Key Responsibilities:
Production Monitoring & Reliability
- Define and own monitoring standards, alerting thresholds, and reliability strategies across ADF pipelines and Databricks environments
- Lead continuous improvement initiatives to enhance system observability and reduce mean time to resolution (MTTR)
- Review and approve monitoring frameworks proposed by the team
Incident Management
- Lead resolution of major incidents (P1/P2), including coordination across teams and stakeholder communication during outages
- Own the post-mortem process: facilitate blameless reviews and drive preventive action plans
- Define escalation policies and incident severity classifications
Ticket & SLA Management (UV Desk)
- Manage and optimize the end-to-end ticket workflow from Business Units
- Define, monitor, and enforce SLA policies for all operational tickets
- Produce weekly/monthly SLA performance reports for management
Data Issue Support & Process Improvement
- Lead initiatives to reduce recurring data quality issues reported by Business Units
- Approve RCA findings and oversee corrective action implementation
- Collaborate with Data Engineering to introduce upstream fixes
ADF & Databricks Operations
- Define operational standards for ADF pipeline management and Databricks job governance
- Review and sign off on operational runbooks created by the team
- Drive adoption of best practices in pipeline monitoring and failure recovery
Automation Roadmap
- Define and own the automation roadmap for operational tasks (monitoring, alerting, self-healing)
- Evaluate and approve automation tools and frameworks built by the team
- Track automation ROI and report efficiency gains to leadership Power BI Operational Governance
- Define and enforce BI operational governance policies (dataset refresh SLAs, failure procedures)

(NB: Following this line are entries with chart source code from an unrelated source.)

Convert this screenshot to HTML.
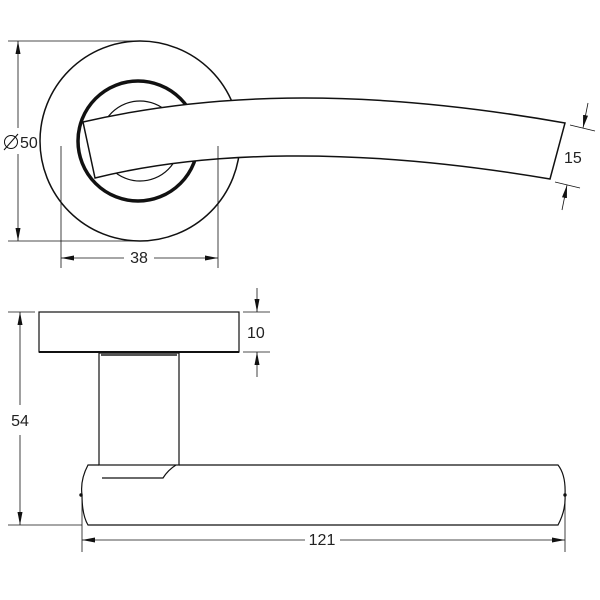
<!DOCTYPE html>
<html><head><style>html,body{margin:0;padding:0;background:#fff}svg{display:block}text{font-family:"Liberation Sans","DejaVu Sans",sans-serif;font-size:16px;fill:#222}</style></head>
<body>
<svg width="600" height="600" viewBox="0 0 600 600" xmlns="http://www.w3.org/2000/svg">
<defs><marker id="a" viewBox="0 0 13 6" refX="13" refY="3" markerWidth="13" markerHeight="6" orient="auto-start-reverse" markerUnits="userSpaceOnUse"><path d="M0,0.5 L13,3 L0,5.5z" fill="#111"/></marker></defs>
<g fill="none" stroke="#111" stroke-width="1">
<circle cx="140" cy="141" r="100" stroke-width="1.5"/>
<circle cx="138" cy="141" r="60" stroke-width="3.5"/>
<circle cx="140" cy="141" r="40" stroke-width="1.2"/>
<path d="M83,122 C200,95 350,85 565,123 L550,179 C350,145 200,152 95,178 Z" fill="#fff" stroke-width="1.5"/>
<line x1="8" y1="41" x2="140" y2="41" stroke-width="0.8"/>
<line x1="8" y1="241" x2="140" y2="241" stroke-width="0.8"/>
<line x1="18" y1="128" x2="18" y2="41" marker-end="url(#a)" stroke-width="0.8"/>
<line x1="18" y1="154" x2="18" y2="241" marker-end="url(#a)" stroke-width="0.8"/>
<line x1="61" y1="146" x2="61" y2="268" stroke-width="0.8"/>
<line x1="218" y1="146" x2="218" y2="268" stroke-width="0.8"/>
<line x1="124" y1="258" x2="61" y2="258" marker-end="url(#a)" stroke-width="0.8"/>
<line x1="154" y1="258" x2="218" y2="258" marker-end="url(#a)" stroke-width="0.8"/>
<line x1="570" y1="125" x2="595" y2="131" stroke-width="0.8"/>
<line x1="555" y1="182" x2="580" y2="188" stroke-width="0.8"/>
<line x1="588" y1="103" x2="583" y2="128" marker-end="url(#a)" stroke-width="0.8"/>
<line x1="562" y1="210" x2="567" y2="185" marker-end="url(#a)" stroke-width="0.8"/>
<rect x="39" y="312" width="200" height="40" stroke-width="1.2"/>
<line x1="39" y1="352" x2="239" y2="352" stroke-width="2"/>
<rect x="99" y="353" width="80" height="112" stroke-width="1.2"/>
<rect x="101" y="353" width="76" height="3" fill="#555" stroke="none"/>
<path d="M99,465 L88,465 Q80,480 82,495 Q82,515 88,525 L558,525 Q566,510 565,495 Q566,475 558,465 L179,465" stroke-width="1.2"/>
<path d="M102,478 L163,478 Q168,470 176,465" stroke-width="1.2"/>
<circle cx="81" cy="495" r="1.2" fill="#111"/>
<circle cx="565" cy="495" r="1.2" fill="#111"/>
<line x1="8" y1="312" x2="35" y2="312" stroke-width="0.8"/>
<line x1="8" y1="525" x2="82" y2="525" stroke-width="0.8"/>
<line x1="20" y1="405" x2="20" y2="312" marker-end="url(#a)" stroke-width="0.8"/>
<line x1="20" y1="435" x2="20" y2="525" marker-end="url(#a)" stroke-width="0.8"/>
<line x1="243" y1="312" x2="270" y2="312" stroke-width="0.8"/>
<line x1="243" y1="352" x2="270" y2="352" stroke-width="0.8"/>
<line x1="257" y1="288" x2="257" y2="312" marker-end="url(#a)" stroke-width="0.8"/>
<line x1="257" y1="377" x2="257" y2="352" marker-end="url(#a)" stroke-width="0.8"/>
<line x1="82" y1="497" x2="82" y2="552" stroke-width="0.8"/>
<line x1="565" y1="497" x2="565" y2="552" stroke-width="0.8"/>
<line x1="305" y1="540" x2="82" y2="540" marker-end="url(#a)" stroke-width="0.8"/>
<line x1="340" y1="540" x2="565" y2="540" marker-end="url(#a)" stroke-width="0.8"/>
<circle cx="11" cy="142" r="6.5" stroke-width="1"/>
<line x1="4" y1="150" x2="18" y2="134" stroke-width="1"/>
</g>
<text x="20" y="148">50</text>
<text x="139" y="263" text-anchor="middle">38</text>
<text x="564" y="163">15</text>
<text x="20" y="426" text-anchor="middle">54</text>
<text x="247" y="338">10</text>
<text x="322" y="545" text-anchor="middle">121</text>
</svg>
</body></html>
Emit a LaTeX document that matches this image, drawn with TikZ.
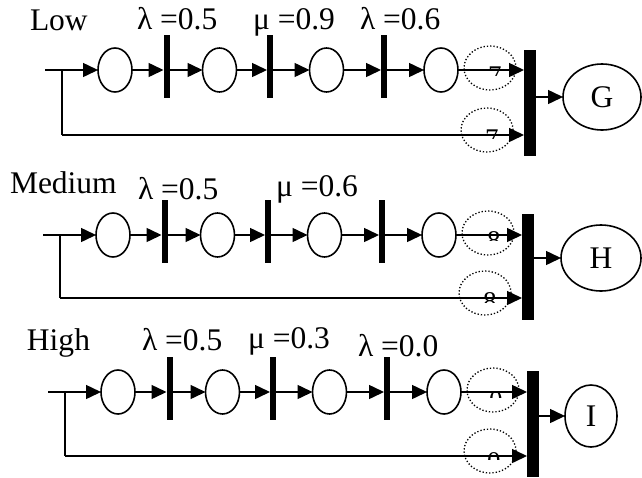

- Coordinate with BI developers on refresh pipeline improvements
Documentation Standards
- Own and enforce operational documentation standards across the team
- Ensure all runbooks, playbooks, and knowledge base articles meet quality and completeness requirements
Stakeholder Communication
- Serve as the primary escalation point for Business Units and senior management on operational issues
- Communicate system status, incident updates, and platform reliability metrics to leadership
- Build and maintain relationships with Data Engineering, DevOps, and Analytics teams
Team Leadership & Development
- Lead, coach, and develop the Service Engineering team
- Assign tasks, set priorities, and manage team workload to ensure operational coverage
- Conduct performance reviews and provide career development guidance
- Define team goals, OKRs, and track progress against operational KPIs
Operational Strategy
- Define the multi-quarter roadmap for platform operations, reliability, and automation
- Identify and prioritize platform risks and drive remediation planning
- Provide strategic recommendations on tooling, processes, and team structure
Requirements
- 3+ years of experience in service engineering, site reliability engineering, or production operations
- 1+ years in a lead or team lead capacity in a technical operations environment
- Proven track record of managing high-severity incidents and driving post-mortem processes
- Technical skills: Azure Data Factory (ADF), Databricks, Monitoring & Observability, Automation/ Scripting, Power BI Operations and Ticket Management (UV Desk).
- Strong leadership and people management skills with the ability to motivate and develop a technical team
- Excellent communication skills for both technical and executive audiences
- Strategic thinking with the ability to translate operational insights into platform improvement roadmaps
- Conflict resolution and stakeholder management skills